● **Aim of the task**: Repeat exactly the lines running from the first line of the data to the line containing "from matplotlib.ticker import MultipleLocator", both ends included, and nothing else; drop the pictures.

● **Source material**:
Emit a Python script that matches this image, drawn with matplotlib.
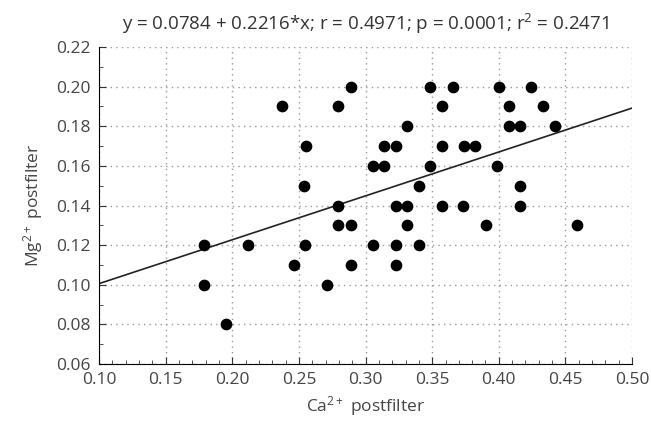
import numpy as np
import matplotlib
matplotlib.use("Agg")
import matplotlib.pyplot as plt
from matplotlib.ticker import MultipleLocator

plt.rcParams['font.family'] = ['Open Sans', 'DejaVu Sans']
plt.rcParams['mathtext.fontset'] = 'custom'
plt.rcParams['mathtext.rm'] = 'Open Sans'
plt.rcParams['mathtext.it'] = 'Open Sans'

# Ca2+ / Mg2+ postfilter readings
ca = [0.289, 0.348, 0.3655, 0.400, 0.4245,
      0.237, 0.2796, 0.357, 0.4075, 0.433,
      0.331, 0.4075, 0.4158, 0.4418,
      0.255, 0.314, 0.323, 0.357, 0.3735, 0.382,
      0.3055, 0.314, 0.348, 0.399,
      0.254, 0.3398, 0.4158,
      0.2796, 0.323, 0.331, 0.357, 0.373, 0.4158,
      0.2796, 0.289, 0.331, 0.3905, 0.4585,
      0.1785, 0.2118, 0.2543, 0.3055, 0.323, 0.3398,
      0.246, 0.289, 0.323,
      0.1785, 0.271,
      0.195]
mg = [0.20] * 5 + [0.19] * 5 + [0.18] * 4 + [0.17] * 6 + [0.16] * 4 + \
     [0.15] * 3 + [0.14] * 6 + [0.13] * 5 + [0.12] * 6 + [0.11] * 3 + \
     [0.10] * 2 + [0.08]

intercept = 0.0784
slope = 0.2216
line_x = [0.10, 0.50]

fig = plt.figure(figsize=(6.51, 4.24), dpi=100)
ax = fig.add_axes([0.152, 0.1415, 0.819, 0.7475])

ax.scatter(ca, mg, s=55, color='black', zorder=3)
ax.plot(line_x, [intercept + slope * v for v in line_x], color='#222222', lw=1.2, zorder=2)

ax.set_xlim(0.10, 0.50)
ax.set_ylim(0.06, 0.22)
ax.xaxis.set_major_locator(MultipleLocator(0.05))
ax.xaxis.set_minor_locator(MultipleLocator(0.01))
ax.yaxis.set_major_locator(MultipleLocator(0.02))
ax.yaxis.set_minor_locator(MultipleLocator(0.01))
ax.xaxis.set_major_formatter(plt.FuncFormatter(lambda v, p: '%.2f' % v))
ax.yaxis.set_major_formatter(plt.FuncFormatter(lambda v, p: '%.2f' % v))

ax.grid(True, which='major', linestyle=(0, (1, 3)), color='#999999', lw=1)
ax.spines['top'].set_visible(False)
ax.spines['right'].set_visible(False)
ax.tick_params(direction='in', which='both', colors='#333333', labelcolor='#444444', labelsize=12.5)
ax.tick_params(which='major', length=5)
ax.tick_params(which='minor', length=3)
ax.tick_params(axis='x', pad=6)
ax.tick_params(axis='y', pad=6)

ax.set_title('y = 0.0784 + 0.2216*x; r = 0.4971; p = 0.0001; r$^2$ = 0.2471',
             fontsize=13.5, color='#333333', pad=12)
ax.set_xlabel('Ca$^{2+}$ postfilter', fontsize=12.5, color='#444444', labelpad=4)
ax.set_ylabel('Mg$^{2+}$ postfilter', fontsize=12.5, color='#444444', labelpad=8)

fig.savefig('out.png', dpi=100)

● **The reply**:
Emit a Python script that matches this image, drawn with matplotlib.
import numpy as np
import matplotlib
matplotlib.use("Agg")
import matplotlib.pyplot as plt
from matplotlib.ticker import MultipleLocator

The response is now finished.